Sustainable Infrastructure

Ensuring the sustainability of infrastructure assets over their lifetime is one of today’s great challenges. The primary purpose of infrastructure is to provide a public service to society and thereby to improve life conditions for local communities. As such, it is strongly interlinked with both its immediate environmental and societal surroundings. The long-term consequences of non-sustainable infrastructure can be severe on many levels, environmentally, financially, and/or reputational.

While a commonly agreed definition may be impossible to formulate, our understanding of sustainability adheres to the broadly accepted definition of sustainable development as suggested in the Brundtland Report:

“Sustainable development is development that meets the needs of the present without compromising the needs of future generations to meet their own needs”.

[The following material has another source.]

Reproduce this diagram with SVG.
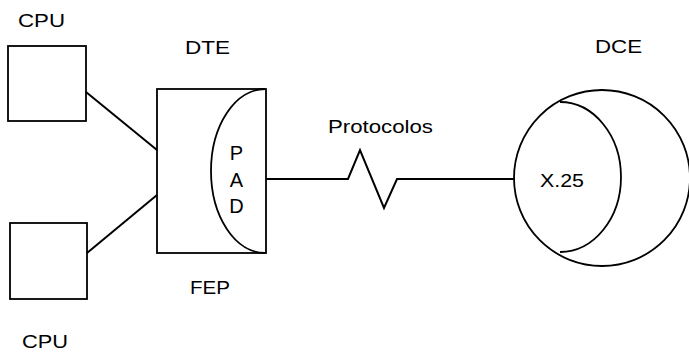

The duty of infrastructure investors is thus to ensure that new infrastructure assets will be built sustainably, resilient to external challenges, and with a long-term perspective. Sustainable infrastructure should have at least a net neutral, and ideally a net positive impact on the environment, economy and/or society. This means that over its entire lifetime, a sustainable infrastructure asset must remain equitable for the economy and society, viable for the environment and the economy as well as acceptable for society and the environment. B Capital is committed to invest only where these three aspects of sustainability are met.

A systemic approach to sustainability

Sustainability is often broken down into environmental (E), social (S) and governance (G) factors. ESG factors can have a significant impact on the business case of an infrastructure asset – positive (opportunities) and negative (risks) – and hence, can impact its long-term resilience, financial viability, as well as its corporate reputation if and when these risks/opportunities materialise. Throughout the entire investment cycle - from development, to construction, to operations all the way through to the decommissioning phase – ESG risks and opportunities influence asset performance. The asset likewise impacts, positively or negatively, its surroundings. The asset type, sector, size, geographic location, and stage in the life cycle determine the magnitude of this mutual interaction.

Examples of ESG risks/opportunities having an impact ON the infrastructure asset can be: physical risks such as flooding affecting the asset’s technical ability to operate or regulatory changes, such as policies implemented to stimulate renewable energy production.

Examples of impacts, positive or negative, FROM the asset on its surroundings include: damage to the ecosystem, improved water quality for the local communities following restoration work or generation of employment opportunities.

A systemic approach to identifying risks and opportunities, from an early stage, is of paramount importance as part of the acquisition process, as well as ongoing monitoring post-transaction. The materiality, likelihood, and potential monetary consequence of the identified risks needs to be assessed, ideally quantified, and, if appropriate and possible, mitigated. To this end, B Capital has integrated sustainability due diligence and risk management into its standard investment process, which also englobes ongoing monitoring and reporting as well as value enhancement activities during operations. All of this is part of B Capital’s investment culture.